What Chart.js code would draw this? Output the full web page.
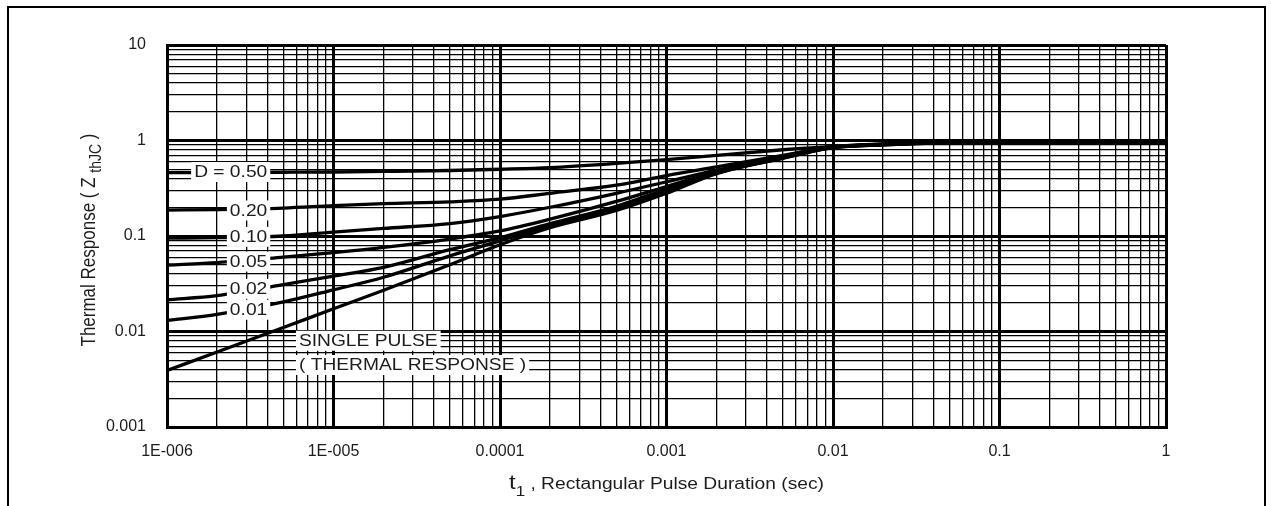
<!DOCTYPE html>
<html>
<head>
<meta charset="utf-8">
<script src="https://cdn.jsdelivr.net/npm/chart.js@4.4.1/dist/chart.umd.min.js"></script>
<style>
  html, body { margin: 0; padding: 0; background: #fff; }
  #wrap { width: 1271px; height: 506px; }
</style>
</head>
<body>
<div id="wrap"><canvas id="c"></canvas></div>
<script>
// pulse duration t1 (sec)
const pulseTimes = [1e-6, 2e-6, 5e-6, 1e-5, 2e-5, 5e-5, 1e-4, 2e-4, 5e-4, 1e-3, 2e-3, 5e-3, 1e-2, 2e-2, 5e-2, 0.1, 1];

// Zth(JC) per duty cycle
const zD50   = [0.46, 0.462, 0.465, 0.468, 0.474, 0.485, 0.50, 0.52, 0.575, 0.63, 0.70, 0.80, 0.87, 0.92, 0.95, 0.96, 0.97];
const zD20   = [0.187, 0.189, 0.196, 0.208, 0.218, 0.228, 0.243, 0.28, 0.34, 0.43, 0.53, 0.70, 0.86, 0.915, 0.95, 0.96, 0.97];
const zD10   = [0.095, 0.096, 0.10, 0.11, 0.12, 0.135, 0.16, 0.20, 0.28, 0.37, 0.49, 0.68, 0.85, 0.91, 0.95, 0.96, 0.97];
const zD05   = [0.0497, 0.0526, 0.060, 0.067, 0.076, 0.093, 0.113, 0.15, 0.23, 0.33, 0.47, 0.67, 0.85, 0.91, 0.95, 0.96, 0.97];
const zD02   = [0.0215, 0.0237, 0.031, 0.038, 0.047, 0.072, 0.096, 0.135, 0.205, 0.31, 0.46, 0.66, 0.845, 0.905, 0.95, 0.96, 0.97];
const zD01   = [0.013, 0.0151, 0.0204, 0.0273, 0.037, 0.062, 0.089, 0.128, 0.195, 0.30, 0.455, 0.655, 0.84, 0.90, 0.95, 0.96, 0.97];
const zSingle = [0.0039, 0.0061, 0.011, 0.0173, 0.027, 0.050, 0.081, 0.122, 0.185, 0.28, 0.45, 0.65, 0.84, 0.90, 0.95, 0.96, 0.97];

// axis decades and their printed labels
const xDecades = [1e-6, 1e-5, 1e-4, 1e-3, 1e-2, 0.1, 1];
const xTickLabels = ['1E-006', '1E-005', '0.0001', '0.001', '0.01', '0.1', '1'];
const yDecades = [0.001, 0.01, 0.1, 1, 10];
const yTickLabels = ['0.001', '0.01', '0.1', '1', '10'];

// in-plot curve labels (anchored in data coordinates)
const curveNotes = [
  { text: 'D = 0.50', t: 4e-6, z: 0.468, align: 'right' },
  { text: '0.20', t: 4e-6, z: 0.185, align: 'right' },
  { text: '0.10', t: 4e-6, z: 0.098, align: 'right' },
  { text: '0.05', t: 4e-6, z: 0.054, align: 'right' },
  { text: '0.02', t: 4e-6, z: 0.028, align: 'right' },
  { text: '0.01', t: 4e-6, z: 0.0169, align: 'right' },
  { text: 'SINGLE PULSE', t: 6.2e-6, z: 0.008, align: 'left' },
  { text: '( THERMAL RESPONSE )', t: 6.2e-6, z: 0.00446, align: 'left' },
];

const INK = '#1c1c1c';
const FONT = '"Liberation Sans", Arial, Helvetica, sans-serif';
const SX = 1.2; // the scan is a bit wide

const isDecade = v => Math.abs(Math.log10(v) - Math.round(Math.log10(v))) < 1e-9;
const findLabel = (v, decs, labels) => {
  const i = decs.findIndex(d => Math.abs(d - v) / d < 1e-6);
  return i >= 0 ? labels[i] : '';
};

function logTicks(lo, hi) {
  const out = [];
  for (let e = lo; e < hi; e++) {
    for (let m = 1; m <= 9; m++) out.push({ value: m * Math.pow(10, e) });
  }
  out.push({ value: Math.pow(10, hi) });
  return out;
}

function series(z) {
  return pulseTimes.map((t, i) => ({ x: t, y: z[i] }));
}

function pieceWidth(ctx, p) {
  ctx.font = p.size + 'px ' + FONT;
  return ctx.measureText(p.text).width * SX;
}

const paperPlugin = {
  id: 'paper',
  beforeDraw(chart) {
    const ctx = chart.ctx;
    ctx.save();
    ctx.fillStyle = '#fff';
    ctx.fillRect(0, 0, chart.width, chart.height);
    ctx.strokeStyle = '#000';
    ctx.lineWidth = 2;
    ctx.strokeRect(8, 7, 1257, 600);
    ctx.restore();
  },
  afterDatasetsDraw(chart) {
    const ctx = chart.ctx;
    const xs = chart.scales.x, ys = chart.scales.y;
    ctx.save();
    ctx.textBaseline = 'middle';
    curveNotes.forEach(n => {
      const px = xs.getPixelForValue(n.t);
      const py = ys.getPixelForValue(n.z);
      const w = pieceWidth(ctx, { text: n.text, size: 16 });
      const x0 = n.align === 'right' ? px - w : px;
      ctx.fillStyle = '#fff';
      ctx.fillRect(x0 - 3, py - 10, w + 6, 20);
      ctx.fillStyle = INK;
      ctx.save();
      ctx.translate(x0, py);
      ctx.scale(SX, 1);
      ctx.textAlign = 'left';
      ctx.fillText(n.text, 0, 1);
      ctx.restore();
    });
    ctx.restore();
  },
  afterDraw(chart) {
    const ctx = chart.ctx;
    const a = chart.chartArea;
    ctx.save();
    ctx.fillStyle = INK;
    ctx.textBaseline = 'alphabetic';
    ctx.textAlign = 'left';

    // x title: t1 , Rectangular Pulse Duration (sec)
    const xt = [
      { text: 't', size: 20, dy: 0 },
      { text: '1', size: 14, dy: 7 },
      { text: ' , Rectangular Pulse Duration (sec)', size: 16, dy: 0 },
    ];
    let total = xt.reduce((s, p) => s + pieceWidth(ctx, p), 0);
    let x = (a.left + a.right) / 2 - total / 2;
    const base = a.bottom + 62;
    xt.forEach(p => {
      const w = pieceWidth(ctx, p);
      ctx.save();
      ctx.translate(x, base + p.dy);
      ctx.scale(SX, 1);
      ctx.fillText(p.text, 0, 0);
      ctx.restore();
      x += w;
    });

    // y title: Thermal Response ( Z thJC )
    const yt = [
      { text: 'Thermal Response ( Z ', size: 17, dy: 0 },
      { text: 'thJC', size: 14, dy: 5 },
      { text: ' )', size: 17, dy: 0 },
    ];
    ctx.translate(a.left - 72, (a.top + a.bottom) / 2 + 4);
    ctx.rotate(-Math.PI / 2);
    ctx.scale(1, SX);
    total = yt.reduce((s, p) => s + pieceWidth(ctx, p) / SX, 0);
    x = -total / 2;
    yt.forEach(p => {
      ctx.font = p.size + 'px ' + FONT;
      ctx.fillText(p.text, x, p.dy);
      x += ctx.measureText(p.text).width;
    });
    ctx.restore();
  }
};

const gridWidth = c => (c.tick && isDecade(c.tick.value)) ? 3 : 1.3;

const curves = [zD50, zD20, zD10, zD05, zD02, zD01, zSingle];
const names = ['D = 0.50', 'D = 0.20', 'D = 0.10', 'D = 0.05', 'D = 0.02', 'D = 0.01', 'Single pulse'];

new Chart(document.getElementById('c'), {
  type: 'line',
  data: {
    datasets: curves.map((z, i) => ({
      label: names[i],
      data: series(z),
      borderColor: '#000',
      borderWidth: 3.3,
      pointRadius: 0,
      fill: false,
      cubicInterpolationMode: 'monotone',
    })),
  },
  options: {
    responsive: true,
    maintainAspectRatio: false,
    animation: false,
    events: [],
    layout: { padding: { left: 0, right: 105, top: 45, bottom: 0 } },
    plugins: { legend: { display: false }, tooltip: { enabled: false } },
    scales: {
      x: {
        type: 'logarithmic',
        min: 1e-6,
        max: 1,
        afterBuildTicks: s => { s.ticks = logTicks(-6, 0); },
        afterFit: s => { s.height = 79; },
        grid: { color: '#000', lineWidth: gridWidth, drawTicks: false },
        border: { color: '#000', width: 3 },
        ticks: {
          autoSkip: false,
          maxRotation: 0,
          minRotation: 0,
          padding: 15,
          color: INK,
          font: { family: FONT, size: 16 },
          callback: v => findLabel(v, xDecades, xTickLabels),
        },
      },
      y: {
        type: 'logarithmic',
        min: 0.001,
        max: 10,
        afterBuildTicks: s => { s.ticks = logTicks(-3, 1); },
        afterFit: s => { s.width = 167; },
        grid: { color: '#000', lineWidth: gridWidth, drawTicks: false },
        border: { color: '#000', width: 3 },
        ticks: {
          autoSkip: false,
          padding: 21,
          color: INK,
          font: { family: FONT, size: 16 },
          callback: v => findLabel(v, yDecades, yTickLabels),
        },
      },
    },
  },
  plugins: [paperPlugin],
});
</script>
</body>
</html>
+--
### [TASK DESCRIPTION]
Pictures are excluded: retype only the lines from the beginning of the listing above through the line with "5e-2, 0.1, 1];", both included.

### [EXPECTED ANSWER]
What Chart.js code would draw this? Output the full web page.
<!DOCTYPE html>
<html>
<head>
<meta charset="utf-8">
<script src="https://cdn.jsdelivr.net/npm/chart.js@4.4.1/dist/chart.umd.min.js"></script>
<style>
  html, body { margin: 0; padding: 0; background: #fff; }
  #wrap { width: 1271px; height: 506px; }
</style>
</head>
<body>
<div id="wrap"><canvas id="c"></canvas></div>
<script>
// pulse duration t1 (sec)
const pulseTimes = [1e-6, 2e-6, 5e-6, 1e-5, 2e-5, 5e-5, 1e-4, 2e-4, 5e-4, 1e-3, 2e-3, 5e-3, 1e-2, 2e-2, 5e-2, 0.1, 1];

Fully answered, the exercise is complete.